Bucky: I thought so, too. Then, I thought, "This can't be just any old sniper. This guy must have some special stealth equipment, combined with the enhanced mutagenic ability to perfectly target superhero weaknesses."

Earl: Actually, I've heard he was just a teenage autograph-seeker with a grudge against Rogers, because he wouldn't sign his plastic, toy shield in the midst of a battle with Galactus. He was apparently armed with a snub-nosed revolver.

Bucky: Hey, give the Captain some kind of dignity to hold on to. Plus, that kid's still out there. I can sleep better at night thinking he's some kind of mutated assassin freak. I'm probably next.

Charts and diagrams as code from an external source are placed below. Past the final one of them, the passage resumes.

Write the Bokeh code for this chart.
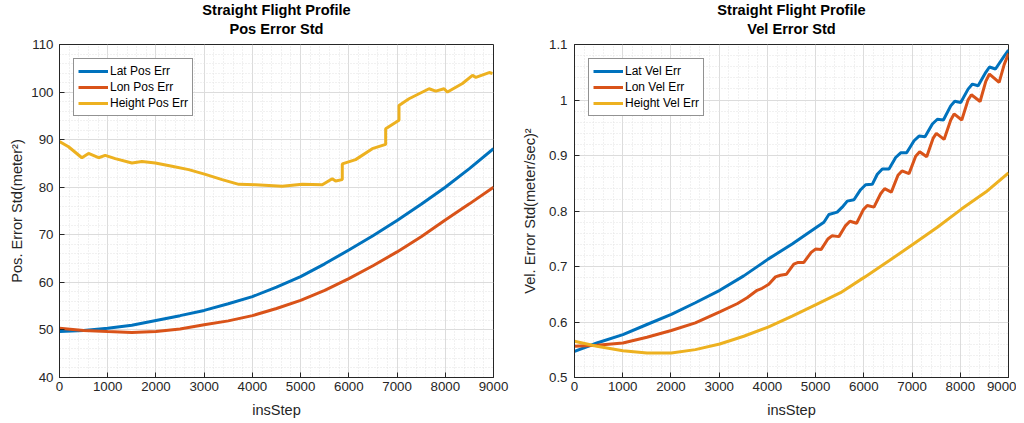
from bokeh.plotting import figure
from bokeh.models import LinearAxis, SingleIntervalTicker, Range1d, Title, Legend, LegendItem
from bokeh.layouts import row
from bokeh.embed import file_html
from bokeh.resources import INLINE

# ---------------- data: position errors ----------------
pos_lat_x = [0, 500, 1000, 1500, 2000, 2500, 3000, 3500, 4000, 4500, 5000, 5500, 6000, 6500, 7000, 7500, 8000, 8500, 9000]
pos_lat_y = [49.65, 49.9, 50.35, 51.0, 52.0, 53.0, 54.1, 55.5, 57.0, 59.0, 61.2, 63.9, 66.8, 69.8, 73.0, 76.4, 80.0, 83.9, 88.1]

pos_lon_x = [0, 500, 1000, 1500, 2000, 2500, 3000, 3500, 4000, 4500, 5000, 5500, 6000, 6500, 7000, 7500, 8000, 8500, 9000]
pos_lon_y = [50.35, 49.9, 49.65, 49.45, 49.65, 50.2, 51.1, 51.9, 53.0, 54.5, 56.2, 58.3, 60.8, 63.5, 66.4, 69.6, 73.1, 76.5, 80.0]

pos_hgt_x = [0, 187, 464, 602, 810, 948, 1156, 1502, 1710, 1987, 2333, 2679, 3025, 3372, 3718, 4064,
             4618, 5033, 5449, 5656, 5726, 5864, 5864, 6141, 6487, 6764, 6764, 7040, 7040, 7248,
             7664, 7802, 7975, 8045, 8356, 8564, 8633, 8910, 8979]
pos_hgt_y = [89.6, 88.5, 86.2, 87.1, 86.2, 86.7, 86.0, 85.1, 85.4, 85.1, 84.4, 83.7, 82.7, 81.6, 80.6, 80.5,
             80.2, 80.6, 80.5, 81.8, 81.3, 81.6, 84.9, 85.8, 88.1, 89.0, 92.3, 94.1, 97.2, 98.6,
             100.7, 100.2, 100.7, 100.0, 101.8, 103.5, 103.1, 104.1, 103.9]

# ---------------- data: velocity errors ----------------
vel_lat_x = [0, 464, 1004, 1502, 2008, 2506, 3012, 3510, 4015, 4514, 5019, 5172, 5275, 5448, 5552, 5656,
             5795, 5933, 6037, 6175, 6279, 6383, 6522, 6660, 6764, 6888, 7041, 7145, 7269, 7421, 7525,
             7650, 7802, 7885, 8010, 8162, 8252, 8370, 8529, 8605, 8730, 8910, 9000]
vel_lat_y = [0.547, 0.5622, 0.5773, 0.5955, 0.6136, 0.6347, 0.6571, 0.6831, 0.7133, 0.7405, 0.7707, 0.7798,
             0.7937, 0.7979, 0.8069, 0.8178, 0.8202, 0.8384, 0.8474, 0.8480, 0.8662, 0.8758, 0.8758, 0.8964,
             0.9048, 0.9048, 0.9266, 0.9350, 0.9338, 0.9568, 0.9653, 0.9640, 0.9894, 0.9979, 0.9955, 1.0196,
             1.0287, 1.0257, 1.0498, 1.0595, 1.0559, 1.0789, 1.0897]

vel_lon_x = [0, 464, 1004, 1502, 2008, 2506, 3012, 3372, 3579, 3787, 3891, 4029, 4168, 4271, 4396, 4548,
             4638, 4756, 4908, 4998, 5116, 5254, 5344, 5483, 5622, 5711, 5850, 5988, 6071, 6210, 6348,
             6431, 6570, 6708, 6791, 6937, 7075, 7158, 7304, 7435, 7504, 7664, 7802, 7872, 8031, 8162,
             8231, 8411, 8529, 8605, 8806, 8910, 9000]
vel_lon_y = [0.5562, 0.5580, 0.5622, 0.5725, 0.5846, 0.5985, 0.6184, 0.6329, 0.6438, 0.6571, 0.6607, 0.6680,
             0.6813, 0.6843, 0.6861, 0.7042, 0.7073, 0.7073, 0.7254, 0.7314, 0.7308, 0.7495, 0.7556, 0.7538,
             0.7737, 0.7816, 0.7779, 0.8021, 0.8100, 0.8069, 0.8311, 0.8402, 0.8341, 0.8644, 0.8722, 0.8674,
             0.8988, 0.9067, 0.8976, 0.9308, 0.9399, 0.9290, 0.9640, 0.9749, 0.9640, 1.0003, 1.0094, 0.9973,
             1.0335, 1.0468, 1.0317, 1.0637, 1.0837]

vel_hgt_x = [0, 464, 1004, 1502, 2008, 2506, 3012, 3510, 4015, 4514, 5019, 5517, 6023, 6522, 7028, 7525, 8031, 8529, 9000]
vel_hgt_y = [0.5653, 0.5562, 0.5483, 0.5441, 0.5441, 0.5502, 0.5604, 0.5743, 0.5907, 0.6106, 0.6317, 0.6529,
             0.6813, 0.7103, 0.7405, 0.7707, 0.8039, 0.8341, 0.8686]

titles_top = ["Straight Flight Profile", "Straight Flight Profile"]
titles_sub = ["Pos Error Std", "Vel Error Std"]
y_labels = ["Pos. Error Std(meter\u00b2)", "Vel. Error Std(meter/sec)\u00b2"]
x_label = "insStep"
pos_names = ["Lat Pos Err", "Lon Pos Err", "Height Pos Err"]
vel_names = ["Lat Vel Err", "Lon Vel Err", "Height Vel Err"]

COLORS = ["#0072BD", "#D95319", "#EDB120"]
FONT = "Liberation Sans"
DARK = "#262626"
FW, FH = 434, 333


def make_title(text, standoff, fallback):
    kw = dict(text=text, align="center", text_font=FONT, text_font_size="14.6px",
              text_font_style="bold", text_color="black")
    try:
        return Title(standoff=standoff, **kw)
    except Exception:
        return Title(standoff=fallback, **kw)


def make_fig(left, right, xr, yr, yint, title1, title2, ylabel, series, names, tick_sd, lab_sd):
    p = figure(frame_width=FW, frame_height=FH, output_backend="svg", toolbar_location=None,
               x_range=Range1d(*xr), y_range=Range1d(*yr),
               min_border_left=left, min_border_right=right, min_border_top=44, min_border_bottom=38,
               x_axis_location=None, y_axis_location=None)
    p.outline_line_color = DARK
    p.outline_line_width = 1
    p.background_fill_color = "white"
    p.border_fill_color = "white"

    xt = SingleIntervalTicker(interval=1000, num_minor_ticks=5)
    yt = SingleIntervalTicker(interval=yint, num_minor_ticks=5)

    def axis(ticker, label):
        a = LinearAxis(ticker=ticker)
        a.axis_line_color = DARK
        a.major_tick_line_color = DARK
        a.major_tick_in = 5
        a.major_tick_out = 0
        a.minor_tick_in = 0
        a.minor_tick_out = 0
        a.major_label_text_font = FONT
        a.major_label_text_color = DARK
        a.major_label_text_font_size = "13.3px"
        a.axis_label = label
        a.axis_label_text_font = FONT
        a.axis_label_text_font_style = "normal"
        a.axis_label_text_font_size = "14.6px"
        a.axis_label_text_color = DARK
        return a

    bx = axis(xt, x_label)
    bx.major_label_standoff = 4
    bx.axis_label_standoff = 8
    ly = axis(yt, ylabel)
    ly.major_label_standoff = tick_sd
    ly.axis_label_standoff = lab_sd
    p.add_layout(bx, "below")
    p.add_layout(ly, "left")

    p.xgrid.ticker = xt
    p.ygrid.ticker = yt
    for g in (p.xgrid, p.ygrid):
        g.grid_line_color = "#dcdcdc"
        g.grid_line_width = 1
        g.minor_grid_line_color = "#e3e3e3"
        g.minor_grid_line_dash = "1 2"
        g.minor_grid_line_width = 1

    p.add_layout(make_title(title2, 16, 2), "above")
    p.add_layout(make_title(title1, -15, 0), "above")

    items = []
    for (xs, ys), c, n in zip(series, COLORS, names):
        r = p.line(xs, ys, line_color=c, line_width=3)
        items.append(LegendItem(label=n, renderers=[r]))
    leg = Legend(items=items, location="top_left", margin=14, padding=4, spacing=0,
                 label_text_font=FONT, label_text_font_size="12px", label_text_color="black",
                 label_height=16, glyph_height=16, glyph_width=30, label_standoff=2,
                 border_line_color=DARK, border_line_width=1, background_fill_alpha=1)
    p.add_layout(leg, "center")
    return p


p1 = make_fig(59, 19, (0, 9000), (40, 110), 10, titles_top[0], titles_sub[0], y_labels[0],
              [(pos_lat_x, pos_lat_y), (pos_lon_x, pos_lon_y), (pos_hgt_x, pos_hgt_y)], pos_names, 6, 3)
p2 = make_fig(62, 8, (0, 9000), (0.5, 1.1), 0.1, titles_top[1], titles_sub[1], y_labels[1],
              [(vel_lat_x, vel_lat_y), (vel_lon_x, vel_lon_y), (vel_hgt_x, vel_hgt_y)], vel_names, 7, 8)

layout = row(p1, p2)
open("out.html", "w").write(file_html(layout, INLINE))
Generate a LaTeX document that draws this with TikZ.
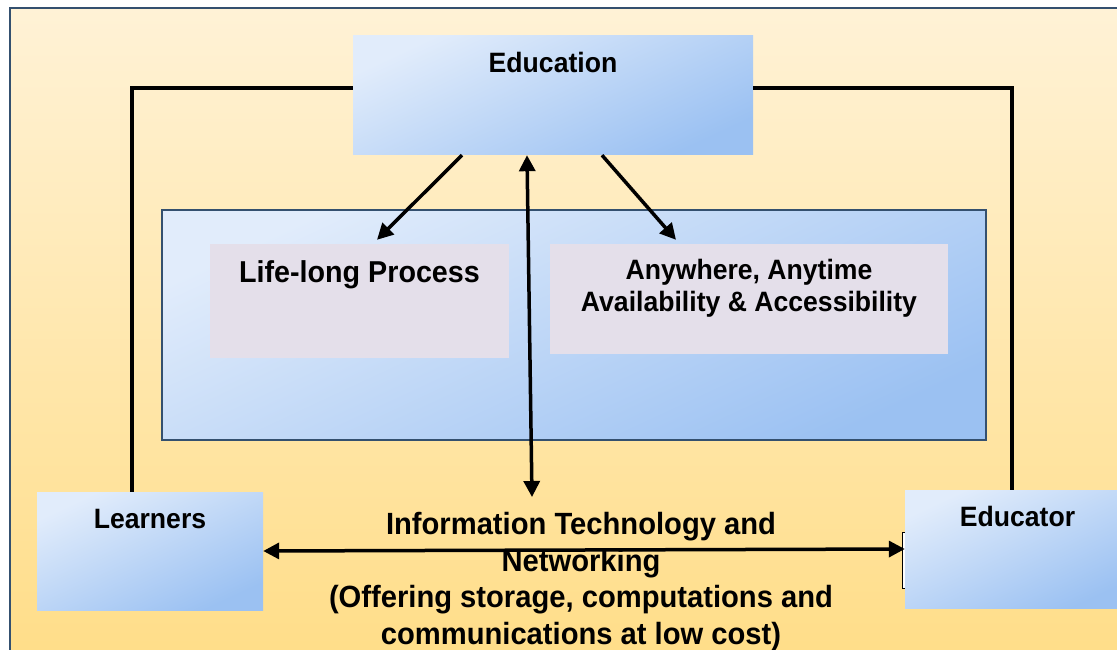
\documentclass[tikz,border=0pt]{standalone}
\usepackage{fontspec}
\setmainfont{Liberation Sans}[FakeStretch=0.95]
\usetikzlibrary{arrows.meta}
\definecolor{paper}{HTML}{FFF2D6}
\definecolor{sand}{HTML}{FFDD87}
\definecolor{frameblue}{HTML}{34506F}
\definecolor{skylight}{HTML}{E1ECFB}
\definecolor{skydark}{HTML}{9BC1F2}
\definecolor{lilac}{HTML}{E4DFEA}
\tikzset{>={Triangle[length=16pt,width=16pt]}}
\tikzset{
  bluebox/.style={draw=none, top color=skylight, bottom color=skydark, shading angle=25, inner sep=0pt},
  lilacbox/.style={fill=lilac, inner sep=0pt},
  caption/.style={font=\bfseries\fontsize{28}{36.5}\selectfont, anchor=base, inner sep=0pt, align=center},
  link/.style={line width=3.5pt},
}

\begin{document}
\begin{tikzpicture}[x=1pt,y=-1pt]
    \useasboundingbox (0,0) rectangle (1117,650);
    % page background
    \draw[frameblue, line width=2pt, top color=paper, bottom color=sand] (10,8) rectangle (1135,670);
    % inner panel and its two boxes
    \node[bluebox, draw=frameblue, line width=2pt, minimum width=824pt, minimum height=230pt] (panel) at (574,325) {};
    \node[lilacbox, minimum width=299pt, minimum height=114pt] (life) at (359.5,301) {};
    \node[lilacbox, minimum width=398pt, minimum height=110pt] (any) at (749,299) {};
    \node[caption, font=\bfseries\fontsize{30.2}{36}\selectfont] (lifeTxt) at ([yshift=-39pt]life.north) {Life-long Process};
    \node[caption, font=\bfseries\fontsize{28}{32.5}\selectfont] (anyTxt) at ([yshift=-68pt]any.north) {Anywhere, Anytime\\Availability \& Accessibility};
    % top box
    \node[bluebox, minimum width=400pt, minimum height=119pt] (edu) at (553,95.5) {};
    \node[caption] (eduTxt) at ([yshift=-37pt]edu.north) {Education};
    % bottom row
    \node[caption, font=\bfseries\fontsize{30.7}{36.5}\selectfont] (itTxt) at (581,644)
        {Information Technology and\\Networking\\(Offering storage, computations and\\communications at low cost)};
    \node[draw, fill=white, line width=0.8pt, minimum width=14pt, minimum height=56pt, inner sep=0pt] (brace) at (909,560) {};
    \node[bluebox, minimum width=226pt, minimum height=118pt] (learn) at (150,551) {};
    \node[bluebox, minimum width=225pt, minimum height=118pt] (educ) at (1017.5,549) {};
    \node[caption] (learnTxt) at ([yshift=-37pt]learn.north) {Learners};
    \node[caption] (educTxt) at ([yshift=-37pt]educ.north) {Educator};
    % side links
    \draw[link] ([yshift=7.5pt]edu.west) -| ([xshift=-18pt]learn.north);
    \draw[link] ([yshift=7.5pt]edu.east) -| ([xshift=-5.5pt]educ.north);
    % arrows out of Education
    \draw[link,->] ([xshift=-91pt]edu.south) -- ([xshift=17.5pt,yshift=4pt]life.north);
    \draw[link,->] ([xshift=49pt]edu.south) -- ([xshift=-73pt,yshift=4pt]any.north);
    \coordinate (itTop) at (532,497);
    \draw[link,<->] ([xshift=-26pt]edu.south) -- (itTop);
    \draw[link,<->] (learn.east) -- (educ.west);
\end{tikzpicture}
\end{document}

Earl: Fair enough. Tell me, Bucky, what do you think the Captain's legacy will be remembered as?

Bucky: Well, he was a straight-shooter. The chicks digged the tights, and he was a mean poker player.

Earl: What about the legend of his intense patriotism and his unwavering committment to truth, justice, and the American way?

Bucky: You're thinking of Superman, Earl.

Earl: It sounded nice.

Bucky: Well, sure he was tireless, but you try getting a day job when your only suit is star-spangled and skin-tight.

Earl: Who do you expect to be at the memorial service?

Bucky: Oh, the usual gang of idiots.

Earl: That's MAD Magazine's catchphrase.

Bucky: Umm... the usual suspects: Nick Fury, crying out of that one good eye; Stan Lee, Thor, The Hulk, Wasp Woman, Spiderman, Iron Man, Iceman, Ant-Man, Nick Cage...

Earl: Surely you mean Luke Cage, the Power Man?

Bucky: No, no, Nicholas Cage. He's always wanted to play Steve in the upcoming movie. Let's see... Namor, The Thing, Wolverine, Spider-Woman, the Scarlet Witch, Storm, Shadowcat, the Red Skull...

Earl: The Red Skull??? I thought he was a villianous Nazi, sworn to the destruction of Captain America and all he stood for.

Bucky: Nah, that's just his role in the comic. In real life he's a Libertarian named Butch from Wisconsin.

Earl: Ah... How confusing. So, if the Red Skull isn't real, then is Captain America really dead?

Bucky: Don't confuse me. I saw the corpse. He wasn't that good of an actor.

Earl: Apparently not. Any final thoughts on what you'll miss most about him?

Bucky: He had a sweet motorbike. I'm betting that'll go straight to E-Bay, though.

Earl: I'll keep an eye out.

Bucky: You and me both, man... you and me both.